* _Aim_: Print exactly, please, the lines from the top of the entries below up to and including the line with "GREEN, RED, BLUE", and nothing else; pictures are excluded.

+---+

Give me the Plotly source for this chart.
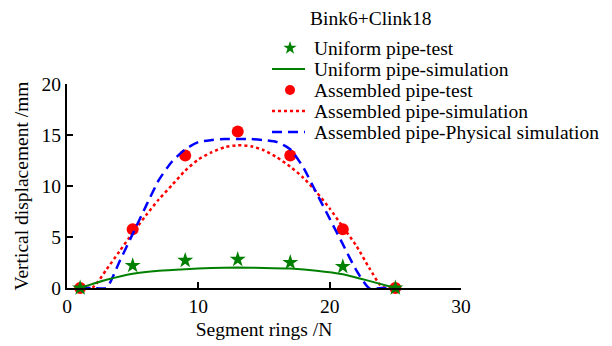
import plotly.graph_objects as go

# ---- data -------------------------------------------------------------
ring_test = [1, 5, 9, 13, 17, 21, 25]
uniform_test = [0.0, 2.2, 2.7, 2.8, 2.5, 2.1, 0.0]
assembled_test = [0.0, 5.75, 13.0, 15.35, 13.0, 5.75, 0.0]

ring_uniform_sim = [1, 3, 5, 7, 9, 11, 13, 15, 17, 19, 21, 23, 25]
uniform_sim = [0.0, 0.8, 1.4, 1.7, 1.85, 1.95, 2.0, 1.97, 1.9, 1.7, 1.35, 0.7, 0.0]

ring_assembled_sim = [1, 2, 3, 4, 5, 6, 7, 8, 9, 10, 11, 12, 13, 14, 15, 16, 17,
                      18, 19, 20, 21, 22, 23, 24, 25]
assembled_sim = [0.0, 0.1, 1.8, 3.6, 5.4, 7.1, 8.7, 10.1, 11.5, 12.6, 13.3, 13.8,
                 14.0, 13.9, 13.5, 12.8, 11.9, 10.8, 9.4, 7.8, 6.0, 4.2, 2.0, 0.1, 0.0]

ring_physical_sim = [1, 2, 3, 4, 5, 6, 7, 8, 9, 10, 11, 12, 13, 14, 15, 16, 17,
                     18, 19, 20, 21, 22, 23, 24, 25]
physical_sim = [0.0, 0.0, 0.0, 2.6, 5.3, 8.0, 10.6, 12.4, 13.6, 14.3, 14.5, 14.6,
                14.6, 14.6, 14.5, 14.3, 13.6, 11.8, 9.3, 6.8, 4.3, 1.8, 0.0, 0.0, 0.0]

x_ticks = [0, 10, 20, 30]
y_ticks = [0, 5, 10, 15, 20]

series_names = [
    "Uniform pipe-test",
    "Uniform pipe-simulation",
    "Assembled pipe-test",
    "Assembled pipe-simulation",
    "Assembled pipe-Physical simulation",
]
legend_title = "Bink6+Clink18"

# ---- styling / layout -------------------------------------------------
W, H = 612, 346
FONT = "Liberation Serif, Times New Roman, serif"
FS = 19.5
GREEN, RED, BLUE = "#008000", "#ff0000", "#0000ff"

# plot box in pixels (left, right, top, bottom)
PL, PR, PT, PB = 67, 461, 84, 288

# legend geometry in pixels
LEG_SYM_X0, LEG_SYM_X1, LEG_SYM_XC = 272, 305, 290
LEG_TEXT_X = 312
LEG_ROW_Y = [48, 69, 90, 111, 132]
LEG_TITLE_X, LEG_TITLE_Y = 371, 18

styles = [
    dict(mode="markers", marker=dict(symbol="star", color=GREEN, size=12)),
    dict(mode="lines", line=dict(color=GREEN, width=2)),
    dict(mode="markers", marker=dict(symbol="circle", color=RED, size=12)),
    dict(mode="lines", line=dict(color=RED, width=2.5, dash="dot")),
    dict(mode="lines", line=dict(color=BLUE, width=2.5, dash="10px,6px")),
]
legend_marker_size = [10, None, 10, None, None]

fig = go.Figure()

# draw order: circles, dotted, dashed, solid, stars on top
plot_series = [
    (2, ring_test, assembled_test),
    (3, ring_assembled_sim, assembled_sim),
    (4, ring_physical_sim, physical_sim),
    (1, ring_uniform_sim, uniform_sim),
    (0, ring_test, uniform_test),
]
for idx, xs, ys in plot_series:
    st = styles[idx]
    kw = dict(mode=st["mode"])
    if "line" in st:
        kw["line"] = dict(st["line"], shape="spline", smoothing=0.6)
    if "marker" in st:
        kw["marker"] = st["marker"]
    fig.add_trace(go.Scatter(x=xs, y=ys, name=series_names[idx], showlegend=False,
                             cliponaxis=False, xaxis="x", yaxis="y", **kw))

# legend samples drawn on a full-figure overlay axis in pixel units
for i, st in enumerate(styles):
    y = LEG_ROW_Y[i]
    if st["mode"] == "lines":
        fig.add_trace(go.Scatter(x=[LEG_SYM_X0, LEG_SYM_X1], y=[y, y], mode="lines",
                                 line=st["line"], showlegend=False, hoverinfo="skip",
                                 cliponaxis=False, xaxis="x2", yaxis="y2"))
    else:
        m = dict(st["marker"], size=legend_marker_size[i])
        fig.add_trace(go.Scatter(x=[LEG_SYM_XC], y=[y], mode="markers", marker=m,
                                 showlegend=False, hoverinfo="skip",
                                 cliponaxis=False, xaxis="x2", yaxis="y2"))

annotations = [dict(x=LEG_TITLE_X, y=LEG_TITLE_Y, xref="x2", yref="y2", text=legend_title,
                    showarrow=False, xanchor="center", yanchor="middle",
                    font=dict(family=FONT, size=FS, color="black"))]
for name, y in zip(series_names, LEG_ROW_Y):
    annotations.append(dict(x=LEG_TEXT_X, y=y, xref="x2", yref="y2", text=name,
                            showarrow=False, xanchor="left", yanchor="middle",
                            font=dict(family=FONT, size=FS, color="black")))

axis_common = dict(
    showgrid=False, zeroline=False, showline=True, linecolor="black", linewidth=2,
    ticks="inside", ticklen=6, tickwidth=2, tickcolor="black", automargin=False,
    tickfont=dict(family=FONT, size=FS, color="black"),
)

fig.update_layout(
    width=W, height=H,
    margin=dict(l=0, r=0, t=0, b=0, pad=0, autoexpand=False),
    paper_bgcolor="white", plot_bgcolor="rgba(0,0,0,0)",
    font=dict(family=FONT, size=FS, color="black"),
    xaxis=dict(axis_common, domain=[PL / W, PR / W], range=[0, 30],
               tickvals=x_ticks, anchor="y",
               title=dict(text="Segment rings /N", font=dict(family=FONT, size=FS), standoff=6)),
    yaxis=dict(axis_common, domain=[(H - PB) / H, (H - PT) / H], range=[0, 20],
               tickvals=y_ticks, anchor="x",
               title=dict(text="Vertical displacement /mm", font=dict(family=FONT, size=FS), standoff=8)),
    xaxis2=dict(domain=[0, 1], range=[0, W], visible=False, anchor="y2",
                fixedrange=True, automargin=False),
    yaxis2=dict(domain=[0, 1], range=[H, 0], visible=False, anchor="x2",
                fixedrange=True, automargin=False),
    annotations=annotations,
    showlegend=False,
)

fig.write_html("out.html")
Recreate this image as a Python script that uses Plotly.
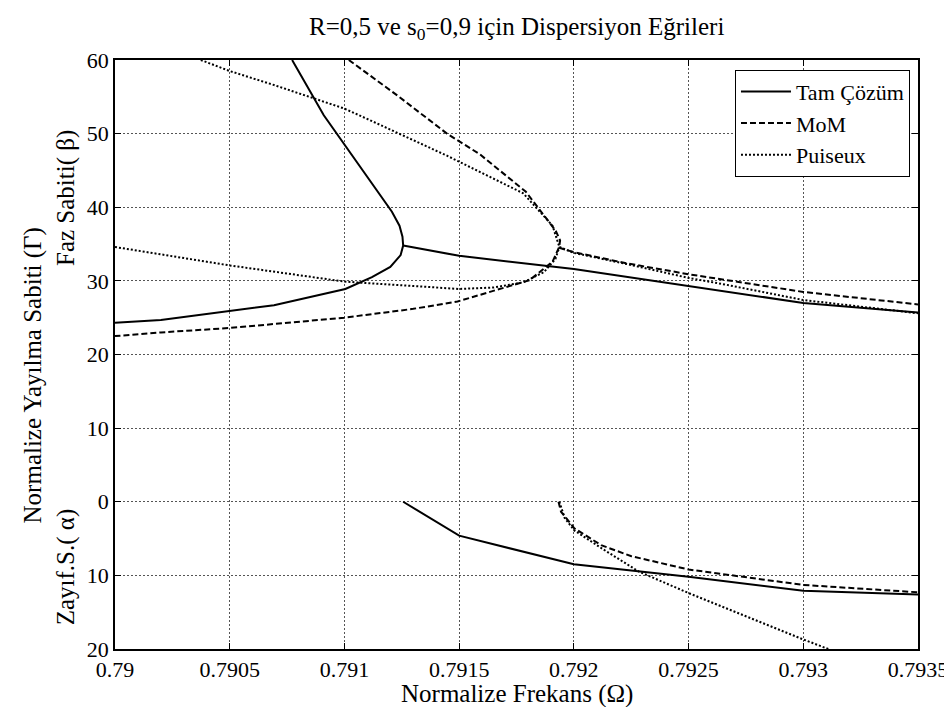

+---+

* _Written response_:
Give me the Plotly source for this chart.
import plotly.graph_objects as go

# ---- data -------------------------------------------------------------
ring_test = [1, 5, 9, 13, 17, 21, 25]
uniform_test = [0.0, 2.2, 2.7, 2.8, 2.5, 2.1, 0.0]
assembled_test = [0.0, 5.75, 13.0, 15.35, 13.0, 5.75, 0.0]

ring_uniform_sim = [1, 3, 5, 7, 9, 11, 13, 15, 17, 19, 21, 23, 25]
uniform_sim = [0.0, 0.8, 1.4, 1.7, 1.85, 1.95, 2.0, 1.97, 1.9, 1.7, 1.35, 0.7, 0.0]

ring_assembled_sim = [1, 2, 3, 4, 5, 6, 7, 8, 9, 10, 11, 12, 13, 14, 15, 16, 17,
                      18, 19, 20, 21, 22, 23, 24, 25]
assembled_sim = [0.0, 0.1, 1.8, 3.6, 5.4, 7.1, 8.7, 10.1, 11.5, 12.6, 13.3, 13.8,
                 14.0, 13.9, 13.5, 12.8, 11.9, 10.8, 9.4, 7.8, 6.0, 4.2, 2.0, 0.1, 0.0]

ring_physical_sim = [1, 2, 3, 4, 5, 6, 7, 8, 9, 10, 11, 12, 13, 14, 15, 16, 17,
                     18, 19, 20, 21, 22, 23, 24, 25]
physical_sim = [0.0, 0.0, 0.0, 2.6, 5.3, 8.0, 10.6, 12.4, 13.6, 14.3, 14.5, 14.6,
                14.6, 14.6, 14.5, 14.3, 13.6, 11.8, 9.3, 6.8, 4.3, 1.8, 0.0, 0.0, 0.0]

x_ticks = [0, 10, 20, 30]
y_ticks = [0, 5, 10, 15, 20]

series_names = [
    "Uniform pipe-test",
    "Uniform pipe-simulation",
    "Assembled pipe-test",
    "Assembled pipe-simulation",
    "Assembled pipe-Physical simulation",
]
legend_title = "Bink6+Clink18"

# ---- styling / layout -------------------------------------------------
W, H = 612, 346
FONT = "Liberation Serif, Times New Roman, serif"
FS = 19.5
GREEN, RED, BLUE = "#008000", "#ff0000", "#0000ff"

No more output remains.